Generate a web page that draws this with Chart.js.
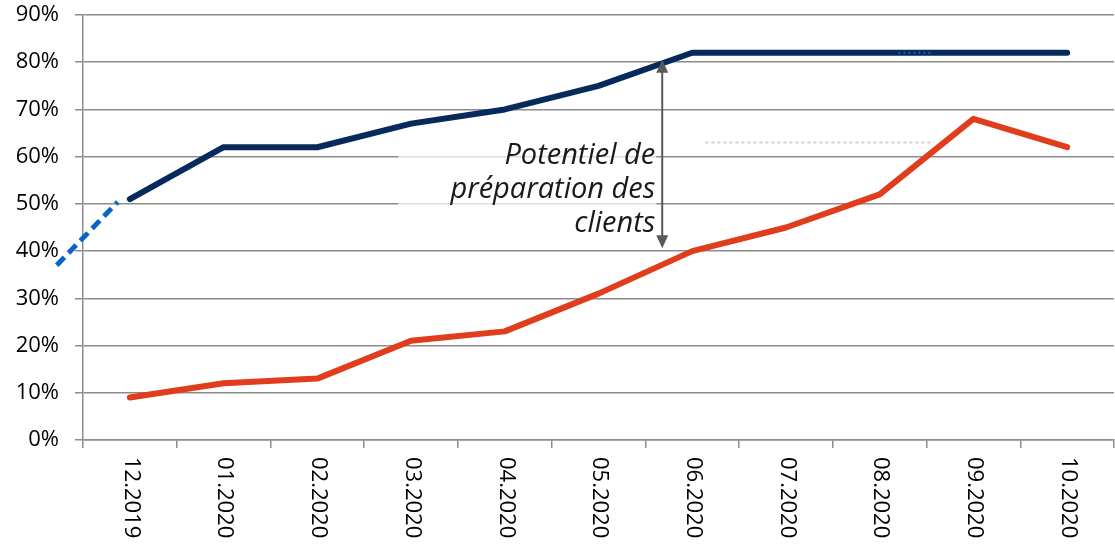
<!DOCTYPE html>
<html>
<head>
<meta charset="utf-8">
<script src="https://cdn.jsdelivr.net/npm/chart.js@4"></script>
<style>
  html, body { margin: 0; padding: 0; background: #fff; }
  #wrap { width: 1115px; height: 546px; }
</style>
</head>
<body>
<div id="wrap"><canvas id="graph1"></canvas></div>
<script>
const months = ['12.2019', '01.2020', '02.2020', '03.2020', '04.2020', '05.2020', '06.2020', '07.2020', '08.2020', '09.2020', '10.2020'];
const upper = [51, 62, 62, 67, 70, 75, 82, 82, 82, 82, 82];
const lower = [9, 12, 13, 21, 23, 31, 40, 45, 52, 68, 62];
// dashed lead-in before the first month (x as category index)
const leadX = [-0.78, -0.13];
const leadY = [37, 50.4];
// faint dotted marks left in the original
const grayDotX = [6.14, 8.58];
const grayDotY = 63;
const blueDotX = [8.2, 8.55];
const blueDotY = 82;
// arrow between the two curves
const arrowX = 5.68;
const arrowY = [80.5, 40.6];
const noteLines = ['Potentiel de', 'préparation des', 'clients'];
const yTicks = [0, 10, 20, 30, 40, 50, 60, 70, 80, 90];

const ctx = document.getElementById('graph1').getContext('2d');

const extras = {
  id: 'extras',
  afterDatasetsDraw(chart) {
    const c = chart.ctx;
    const x = chart.scales.x, y = chart.scales.y;
    c.save();

    // gray dotted
    c.strokeStyle = '#cfcfcf';
    c.lineWidth = 2;
    c.setLineDash([3, 3]);
    c.beginPath();
    c.moveTo(x.getPixelForValue(grayDotX[0]), y.getPixelForValue(grayDotY));
    c.lineTo(x.getPixelForValue(grayDotX[1]), y.getPixelForValue(grayDotY));
    c.stroke();

    // blue dotted on top line
    c.strokeStyle = '#1f5fbf';
    c.lineWidth = 2;
    c.setLineDash([2, 3]);
    c.beginPath();
    c.moveTo(x.getPixelForValue(blueDotX[0]), y.getPixelForValue(blueDotY));
    c.lineTo(x.getPixelForValue(blueDotX[1]), y.getPixelForValue(blueDotY));
    c.stroke();

    // dashed lead-in
    c.strokeStyle = '#0a64c8';
    c.lineWidth = 5;
    c.setLineDash([11, 6]);
    c.beginPath();
    c.moveTo(x.getPixelForValue(leadX[0]), y.getPixelForValue(leadY[0]));
    c.lineTo(x.getPixelForValue(leadX[1]), y.getPixelForValue(leadY[1]));
    c.stroke();
    c.setLineDash([]);

    // text box (semi transparent)
    const ax = x.getPixelForValue(arrowX);
    c.fillStyle = 'rgba(255,255,255,0.7)';
    c.fillRect(ax - 264, y.getPixelForValue(62.5), 258, y.getPixelForValue(46) - y.getPixelForValue(62.5));

    // note text
    c.fillStyle = '#1a1a1a';
    c.font = 'italic 29px "Open Sans"';
    c.textAlign = 'right';
    c.textBaseline = 'middle';
    const tx = ax - 7;
    noteLines.forEach((t, i) => c.fillText(t, tx, 156 + i * 34));

    // double arrow
    const y1 = y.getPixelForValue(arrowY[0]), y2 = y.getPixelForValue(arrowY[1]);
    c.strokeStyle = '#595959';
    c.fillStyle = '#595959';
    c.lineWidth = 2;
    c.beginPath();
    c.moveTo(ax, y1 + 10);
    c.lineTo(ax, y2 - 10);
    c.stroke();
    c.beginPath();
    c.moveTo(ax, y1);
    c.lineTo(ax - 6, y1 + 13);
    c.lineTo(ax + 6, y1 + 13);
    c.closePath();
    c.fill();
    c.beginPath();
    c.moveTo(ax, y2);
    c.lineTo(ax - 6, y2 - 13);
    c.lineTo(ax + 6, y2 - 13);
    c.closePath();
    c.fill();

    // x labels rotated clockwise
    c.fillStyle = '#000';
    c.font = '22px "Open Sans"';
    c.textAlign = 'left';
    c.textBaseline = 'middle';
    months.forEach((m, i) => {
      c.save();
      c.translate(x.getPixelForValue(i) + 1, y.bottom + 17);
      c.rotate(Math.PI / 2);
      c.fillText(m, 0, 0);
      c.restore();
    });

    c.restore();
  }
};

const data = {
  labels: months,
  datasets: [
    {
      label: 'upper',
      data: upper,
      borderColor: '#062a5c',
      borderWidth: 6,
      pointRadius: 0,
      tension: 0,
      borderCapStyle: 'round',
      borderJoinStyle: 'round'
    },
    {
      label: 'lower',
      data: lower,
      borderColor: '#e03d1c',
      borderWidth: 6,
      pointRadius: 0,
      tension: 0,
      borderCapStyle: 'round',
      borderJoinStyle: 'round'
    }
  ]
};

const options = {
  responsive: true,
  maintainAspectRatio: false,
  animation: false,
  layout: { padding: { top: 15, right: 1, left: 0, bottom: 0 } },
  plugins: { legend: { display: false }, tooltip: { enabled: false } },
  scales: {
    x: {
      offset: true,
      grid: { offset: true, drawOnChartArea: false, drawTicks: true, tickLength: 8, color: '#8c8c8c', lineWidth: 1.5 },
      border: { color: '#8c8c8c', width: 1.5 },
      ticks: { display: false },
      afterFit: s => { s.height = 106; }
    },
    y: {
      min: 0,
      max: 90,
      afterBuildTicks: s => { s.ticks = yTicks.map(v => ({ value: v })); },
      grid: { color: '#8c8c8c', lineWidth: 1.5, tickLength: 8 },
      border: { color: '#8c8c8c', width: 1.5 },
      ticks: {
        padding: 16,
        color: '#000',
        font: { family: 'Open Sans', size: 22 },
        callback: v => v + '%'
      },
      afterFit: s => { s.width = 83; s.paddingTop = 0; s.paddingBottom = 0; }
    }
  }
};

const chart = new Chart(ctx, { type: 'line', data: data, options: options, plugins: [extras] });
</script>
</body>
</html>
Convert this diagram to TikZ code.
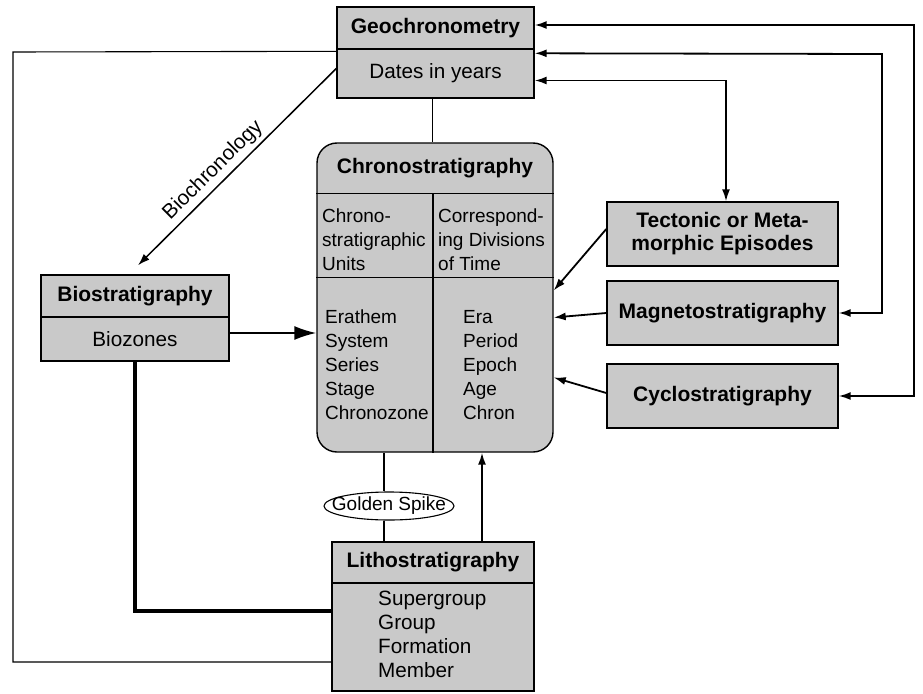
\documentclass[tikz,border=0pt]{standalone}
\usepackage{fontspec}
\setmainfont{Liberation Sans}
\usetikzlibrary{shapes.geometric,arrows.meta}
\definecolor{boxfill}{gray}{0.79}
\newcommand{\titlefnt}{\fontsize{21}{23}\selectfont\bfseries}
\newcommand{\smallfnt}{\fontsize{19}{24}\selectfont}
\begin{document}
\begin{tikzpicture}[x=1pt,y=-1pt,
  every node/.style={font=\fontsize{20.7}{24}\selectfont},
  box/.style={draw,line width=1.4pt,fill=boxfill,inner sep=0pt},
  txt/.style={anchor=west,align=left,inner sep=0pt},
  ctxt/.style={txt,font=\smallfnt},
  thinline/.style={line width=1.1pt},
  arr/.style={line width=1.8pt,-{Latex[length=12pt,width=8pt]}},
  arrS/.style={line width=1.5pt,{Latex[length=12pt,width=8pt]}-},
  dbl/.style={line width=1.8pt,{Latex[length=12pt,width=8pt]}-{Latex[length=12pt,width=8pt]}},
  bigarr/.style={line width=1.8pt,-{Latex[length=22pt,width=14pt]}}]
\useasboundingbox (0,0) rectangle (923,693);

% Geochronometry
\node[box,minimum width=197pt,minimum height=42pt,font=\titlefnt] (geoT) at (435.5,28) {Geochronometry};
\node[box,minimum width=197pt,minimum height=49pt] (geoB) at (435.5,73.5) {Dates in years};

% Chronostratigraphy
\node[box,rounded corners=20pt,minimum width=236pt,minimum height=309pt] (chrono) at (435,297.5) {};
\draw[line width=1.4pt] ([yshift=-51pt]chrono.north west) -- ([yshift=-51pt]chrono.north east);
\draw[line width=1.4pt] ([yshift=-135pt]chrono.north west) -- ([yshift=-135pt]chrono.north east);
\draw[line width=1.4pt] ([xshift=-2pt,yshift=-51pt]chrono.north) -- ([xshift=-2pt]chrono.south);
\node[font=\titlefnt] (chronoT) at (435,168) {Chronostratigraphy};
\node[ctxt] (hdL) at (322,240) {Chrono-\\stratigraphic\\Units};
\node[ctxt] (hdR) at (438,240) {Correspond-\\ing Divisions\\of Time};
\node[ctxt] (listL) at (325,365) {Erathem\\System\\Series\\Stage\\Chronozone};
\node[ctxt] (listR) at (463,365) {Era\\Period\\Epoch\\Age\\Chron};

% Biostratigraphy
\node[box,minimum width=188pt,minimum height=42pt,font=\titlefnt] (bioT) at (135,296) {Biostratigraphy};
\node[box,minimum width=188pt,minimum height=44pt] (bioB) at (135,339) {Biozones};

% Lithostratigraphy
\node[box,minimum width=202pt,minimum height=41pt,font=\titlefnt] (lithoT) at (433,562.5) {Lithostratigraphy};
\node[box,minimum width=202pt,minimum height=108pt] (lithoB) at (433,637) {};
\node[txt] (lithoL) at (378,634) {Supergroup\\Group\\Formation\\Member};

% Right boxes
\node[box,minimum width=231pt,minimum height=64pt,font=\titlefnt,align=center] (tect) at (722.5,234) {Tectonic or Meta-\\morphic Episodes};
\node[box,minimum width=231pt,minimum height=64pt,font=\titlefnt] (magneto) at (722.5,313) {Magnetostratigraphy};
\node[box,minimum width=231pt,minimum height=64pt,font=\titlefnt] (cyclo) at (722.5,396) {Cyclostratigraphy};

% Golden spike
\node[draw,ellipse,line width=1.1pt,fill=white,minimum width=130pt,minimum height=28pt,inner sep=0pt] (spike) at (389,506) {};
\node[inner sep=0pt,font=\smallfnt] (spikeT) at (spike.center) {Golden Spike};

% Connectors
\draw[thinline] ([xshift=-3pt]geoB.south) -- ([xshift=-3pt]geoB.south |- chrono.north);
\draw[arrS] ([xshift=3pt,yshift=9pt]bioT.north) -- node[sloped,above,pos=0.43,inner sep=4pt] {Biochronology} ([yshift=5pt]geoB.west);

\coordinate (r1) at (914,25);
\coordinate (r2) at (882,54);
\draw[dbl] ([yshift=3pt]geoT.east) -- (r1) |- (cyclo.east);
\draw[dbl] ([yshift=-5pt]geoB.north east) -- (r2) |- (magneto.east);
\draw[dbl] ([yshift=-7pt]geoB.east) -| ([xshift=3.5pt]tect.north);

\draw[arr] ([yshift=5pt]tect.west) -- ([yshift=7pt]chrono.east);
\draw[arr] (magneto.west) -- ([yshift=-20pt]chrono.east);
\draw[arr] ([yshift=3pt]cyclo.west) -- ([yshift=-80pt]chrono.east);

\coordinate (bz) at ([yshift=6pt]bioB.east);
\draw[bigarr] (bz) -- (bz -| chrono.west);

\draw[thinline] ([xshift=-5pt]spike.north) -- ([xshift=-5pt]spike.north |- chrono.south);
\draw[thinline] ([xshift=-5pt]spike.south) -- ([xshift=-5pt]spike.south |- lithoT.north);

\coordinate (lu) at ([xshift=49pt]lithoT.north);
\draw[arr] (lu) -- (lu |- chrono.south);

\draw[line width=4pt] (bioB.south) |- ([yshift=26.5pt]lithoB.west);

\coordinate (lc) at (13,52);
\draw[thinline] ([yshift=-3pt]geoB.north west) -- (lc) |- ([yshift=-25pt]lithoB.west);
\end{tikzpicture}
\end{document}
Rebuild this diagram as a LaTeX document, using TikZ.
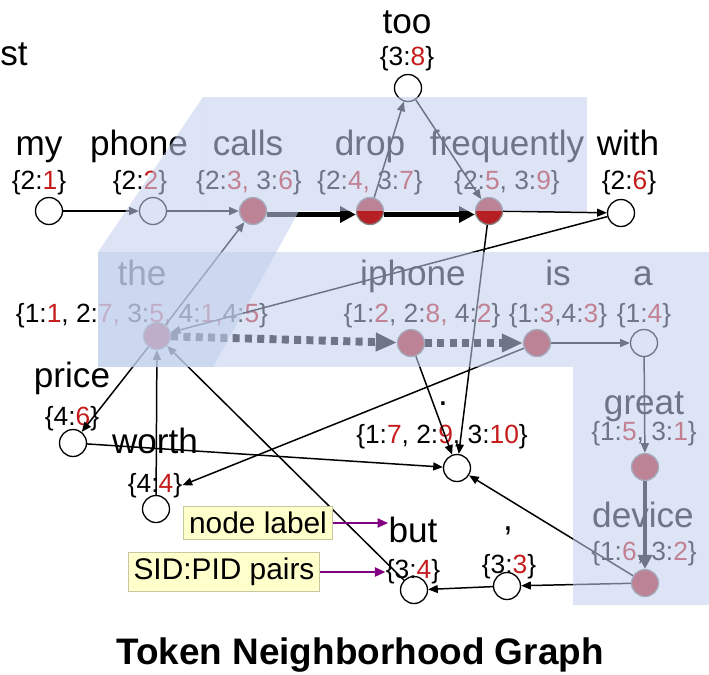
\documentclass[tikz,border=0pt]{standalone}
\usepackage{fontspec}
\setmainfont{Liberation Sans}
\usepackage{xcolor}
\usetikzlibrary{arrows.meta, positioning}
\definecolor{pidred}{RGB}{196,28,28}
\definecolor{hitred}{RGB}{182,32,36}
\definecolor{shade}{RGB}{193,207,237}
\definecolor{notebox}{RGB}{255,255,204}
\definecolor{noteline}{RGB}{200,200,160}
\definecolor{notearrow}{RGB}{128,0,128}
\newcommand{\pid}[1]{\textcolor{pidred}{#1}}

\begin{document}
\begin{tikzpicture}[x=0.02cm, y=-0.02cm,
        tok/.style={circle, draw, fill=white, line width=0.75pt, minimum size=0.54cm, inner sep=0pt},
        hit/.style={tok, draw=gray, fill=hitred},
        word/.style={anchor=base, inner sep=0pt, font=\fontsize{20}{22}\selectfont},
        pairs/.style={anchor=base, inner sep=0pt, font=\fontsize{15}{17}\selectfont},
        link/.style={-{Triangle[length=5.5pt,width=4.5pt]}, line width=0.85pt},
        heavy/.style={-{Triangle[length=9pt,width=9pt]}, line width=3.4pt, transform canvas={yshift=-0.07cm}},
        dotline/.style={-{Triangle[length=12pt,width=10pt]}, line width=4.5pt, dash pattern=on 4pt off 3pt},
        note/.style={draw=noteline, fill=notebox, inner sep=3pt, font=\fontsize{17}{19}\selectfont},
        pointer/.style={-{Triangle[length=6pt,width=5pt]}, line width=1.4pt, notearrow},
        panel/.style={fill=shade, fill opacity=0.57}
    ]
        \useasboundingbox (0,0) rectangle (709,674);

        \node[anchor=base west, inner sep=0pt, font=\fontsize{20}{22}\selectfont] (cut) at (0,65) {st};

        % token nodes
        \node[tok] (my) at (49,211) {};
        \node[tok] (phone) at (153,211) {};
        \node[hit] (calls) at (253,211) {};
        \node[hit] (drop) at (370,211) {};
        \node[hit] (freq) at (489,211) {};
        \node[tok] (with) at (621,213) {};
        \node[tok] (too) at (408,88) {};
        \node[hit] (the) at (157,336) {};
        \node[hit] (iphone) at (411,343) {};
        \node[hit] (is) at (537,343) {};
        \node[tok] (a) at (644,343) {};
        \node[hit] (great) at (645,467) {};
        \node[hit] (device) at (645,583) {};
        \node[tok] (price) at (73,443) {};
        \node[tok] (worth) at (156,509) {};
        \node[tok] (period) at (457,468) {};
        \node[tok] (comma) at (507,586) {};
        \node[tok] (but) at (414,590) {};

        % words and SID:PID pairs
        \node[word] (myw) at (39,155) {my};
        \node[pairs] (myp) at (39,189) {\{2:\pid{1}\}};
        \node[word] (phonew) at (139,155) {phone};
        \node[pairs] (phonep) at (140,189) {\{2:\pid{2}\}};
        \node[word] (callsw) at (248,155) {calls};
        \node[pairs] (callsp) at (249,189) {\{2:\pid{3,} 3:\pid{6}\}};
        \node[word] (dropw) at (370,155) {drop};
        \node[pairs] (dropp) at (370,189) {\{2:\pid{4,} 3:\pid{7}\}};
        \node[word] (freqw) at (507,155) {frequently};
        \node[pairs] (freqp) at (507,189) {\{2:\pid{5}, 3:\pid{9}\}};
        \node[word] (withw) at (628,155) {with};
        \node[pairs] (withp) at (629,189) {\{2:\pid{6}\}};
        \node[word] (toow) at (407,33) {too};
        \node[pairs] (toop) at (407,65) {\{3:\pid{8}\}};
        \node[word] (thew) at (142,285) {the};
        \node[pairs] (thep) at (142,322) {\{1:\pid{1}, 2:\pid{7,} 3:\pid{5,} 4:\pid{1,}4:\pid{5}\}};
        \node[word] (iphonew) at (413,285) {iphone};
        \node[pairs] (iphonep) at (422,322) {\{1:\pid{2}, 2:\pid{8,} 4:\pid{2}\}};
        \node[word] (isw) at (558,285) {is};
        \node[pairs] (isp) at (558,322) {\{1:\pid{3},4:\pid{3}\}};
        \node[word] (aw) at (643,285) {a};
        \node[pairs] (ap) at (644,322) {\{1:\pid{4}\}};
        \node[word] (greatw) at (644,414) {great};
        \node[pairs] (greatp) at (644,440) {\{1:\pid{5}, 3:\pid{1}\}};
        \node[word] (devicew) at (643,527) {device};
        \node[pairs] (devicep) at (644,560) {\{1:\pid{6}, 3:\pid{2}\}};
        \node[word] (pricew) at (72,387) {price};
        \node[pairs] (pricep) at (72,425) {\{4:\pid{6}\}};
        \node[word] (worthw) at (155,453) {worth};
        \node[pairs] (worthp) at (155,492) {\{4:\pid{4}\}};
        \node[word] (periodw) at (443,405) {.};
        \node[pairs] (periodp) at (442,443) {\{1:\pid{7}, 2:\pid{9}, 3:\pid{10}\}};
        \node[word] (commaw) at (508,530) {,};
        \node[pairs] (commap) at (509,573) {\{3:\pid{3}\}};
        \node[word] (butw) at (413,542) {but};
        \node[pairs] (butp) at (413,578) {\{3:\pid{4}\}};

        % edges
        \draw[link] (my) -- (phone);
        \draw[link] (phone) -- (calls);
        \draw[heavy] (calls) -- (drop);
        \draw[heavy] (drop) -- (freq);
        \draw[link] (freq) -- (with);
        \draw[link] (drop) -- (too);
        \draw[link] (too) -- (freq);
        \draw[link] (the) -- (calls);
        \draw[link] (with) -- (the);
        \draw[dotline] (the) -- (iphone);
        \draw[dotline] (iphone) -- (is);
        \draw[link] (is) -- (a);
        \draw[link] (a) -- (great);
        \draw[-{Triangle[length=8pt,width=8pt]}, line width=2.3pt] (great) -- (device);
        \draw[link] (freq) -- (period);
        \draw[link] (iphone) -- (period);
        \draw[link] (is) -- (worthp.east);
        \draw[link] (the) -- (price);
        \draw[link] (price) -- (period);
        \draw[link] (worth) -- (the);
        \draw[link] (but) -- (the);
        \draw[link] (device) -- (period);
        \draw[link] (device) -- (comma);
        \draw[link] (comma) -- (but);

        % shaded sentence panels
        \fill[panel] (203,97) rectangle (587,211);
        \fill[panel] (203,97) -- (203,211) -- (299,211) -- (213,367) -- (98,367) -- (98,252) -- cycle;
        \fill[panel] (98,252) rectangle (709,367);
        \fill[panel] (573,367) rectangle (709,605);

        % legend
        \node[note] (lbl) at (258,523) {node label};
        \node[note] (sid) at (224,572) {SID:PID pairs};
        \draw[pointer] (lbl) -- (lbl -| butw.west);
        \draw[pointer] (sid) -- (sid -| butp.west);

        \node[font=\bfseries\fontsize{21}{23}\selectfont] (title) at (360,655) {Token Neighborhood Graph};
    \end{tikzpicture}
\end{document}
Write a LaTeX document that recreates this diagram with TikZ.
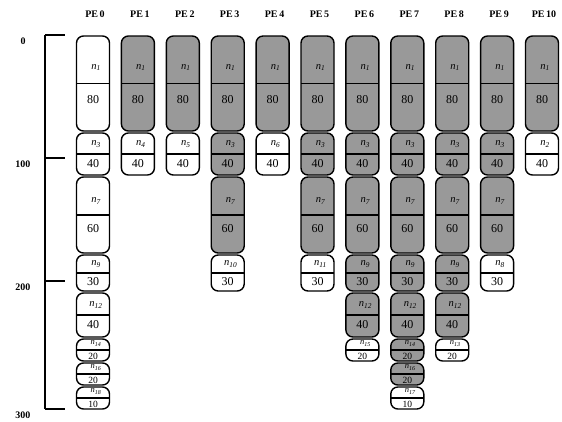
\documentclass[tikz,border=0pt]{standalone}
\usepackage{fontspec}
\setmainfont{Liberation Serif}
\usetikzlibrary{positioning}

\colorlet{dupgray}{black!40}
% y position of the schedule boundaries t = 0,80,120,180,210,250,270,290,300
\newcommand\ybnd[1]{\ifcase#1 35\or 132\or 176\or 254\or 292\or 338\or 362\or 386\or 410\fi}

\begin{document}
\begin{tikzpicture}[x=1pt,y=-1pt,
  task/.style={draw,line width=1.4pt,rounded corners=7pt},
  pelabel/.style={font=\fontsize{10}{11}\selectfont\bfseries,inner sep=0pt},
  ticklabel/.style={font=\fontsize{10}{11}\selectfont\bfseries,inner sep=0pt},
  tname/.style={inner sep=0pt},
  tdur/.style={inner sep=0pt}]
  \useasboundingbox (0,0) rectangle (562,421);

  % time axis
  \draw[line width=1.3pt] (45,35) -- (45,409);
  \foreach \v/\y in {0/35,100/158,200/281,300/409}{
    \draw[line width=1.3pt] (45,\y) -- (65,\y);
    \node[ticklabel] (t\v) at (23,\y+6) {\v};
  }

  % processors: start/end/task/duration/fill
  \foreach \c/\tl in {
    0/{0/1/1/80/white,1/2/3/40/white,2/3/7/60/white,3/4/9/30/white,4/5/12/40/white,5/6/14/20/white,6/7/16/20/white,7/8/18/10/white},
    1/{0/1/1/80/dupgray,1/2/4/40/white},
    2/{0/1/1/80/dupgray,1/2/5/40/white},
    3/{0/1/1/80/dupgray,1/2/3/40/dupgray,2/3/7/60/dupgray,3/4/10/30/white},
    4/{0/1/1/80/dupgray,1/2/6/40/white},
    5/{0/1/1/80/dupgray,1/2/3/40/dupgray,2/3/7/60/dupgray,3/4/11/30/white},
    6/{0/1/1/80/dupgray,1/2/3/40/dupgray,2/3/7/60/dupgray,3/4/9/30/dupgray,4/5/12/40/dupgray,5/6/15/20/white},
    7/{0/1/1/80/dupgray,1/2/3/40/dupgray,2/3/7/60/dupgray,3/4/9/30/dupgray,4/5/12/40/dupgray,5/6/14/20/dupgray,6/7/16/20/dupgray,7/8/17/10/white},
    8/{0/1/1/80/dupgray,1/2/3/40/dupgray,2/3/7/60/dupgray,3/4/9/30/dupgray,4/5/12/40/dupgray,5/6/13/20/white},
    9/{0/1/1/80/dupgray,1/2/3/40/dupgray,2/3/7/60/dupgray,3/4/8/30/white},
    10/{0/1/1/80/dupgray,1/2/2/40/white}}{
    \pgfmathsetmacro\cx{93+44.9*\c}
    \node[pelabel] (pe\c) at (\cx+2,14) {PE\,\c};
    \foreach \s/\e/\n/\d/\k in \tl {
      \edef\ya{\ybnd{\s}}\edef\yb{\ybnd{\e}}
      \pgfmathsetmacro\ym{(\ya+\yb)/2}
      \pgfmathsetmacro\h{\yb-\ya}
      % small boxes get smaller text
      \pgfmathsetmacro\off{\h<30 ? \h/4+0.5 : 4.5+0.12*\h}
      \pgfmathsetmacro\fsn{\h<30 ? 8.5 : 10.5}
      \pgfmathsetmacro\fsd{\h<30 ? 9.5 : 12}
      \draw[task,fill=\k] (\cx-16.5,\ya+1) rectangle (\cx+16.5,\yb-1);
      \draw[line width=1.1pt] (\cx-16.5,\ym) -- (\cx+16.5,\ym);
      \node[tname,font=\fontsize{\fsn}{\fsn}\selectfont] (n\c-\n) at (\cx+3,\ym-\off) {\itshape n\textsubscript{\n}};
      \node[tdur,font=\fontsize{\fsd}{\fsd}\selectfont] (d\c-\n) at (\cx,\ym+\off) {\d};
    }
  }
\end{tikzpicture}
\end{document}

◆ ◆ ◆

Your instructions:
Set the lines above down again, word for word, from the first through the one containing "const ctx = document.getElementById('graph1').getContext('2d');"; pictures excluded.

Task response:
Generate a web page that draws this with Chart.js.
<!DOCTYPE html>
<html>
<head>
<meta charset="utf-8">
<script src="https://cdn.jsdelivr.net/npm/chart.js@4"></script>
<style>
  html, body { margin: 0; padding: 0; background: #fff; }
  #wrap { width: 1115px; height: 546px; }
</style>
</head>
<body>
<div id="wrap"><canvas id="graph1"></canvas></div>
<script>
const months = ['12.2019', '01.2020', '02.2020', '03.2020', '04.2020', '05.2020', '06.2020', '07.2020', '08.2020', '09.2020', '10.2020'];
const upper = [51, 62, 62, 67, 70, 75, 82, 82, 82, 82, 82];
const lower = [9, 12, 13, 21, 23, 31, 40, 45, 52, 68, 62];
// dashed lead-in before the first month (x as category index)
const leadX = [-0.78, -0.13];
const leadY = [37, 50.4];
// faint dotted marks left in the original
const grayDotX = [6.14, 8.58];
const grayDotY = 63;
const blueDotX = [8.2, 8.55];
const blueDotY = 82;
// arrow between the two curves
const arrowX = 5.68;
const arrowY = [80.5, 40.6];
const noteLines = ['Potentiel de', 'préparation des', 'clients'];
const yTicks = [0, 10, 20, 30, 40, 50, 60, 70, 80, 90];

const ctx = document.getElementById('graph1').getContext('2d');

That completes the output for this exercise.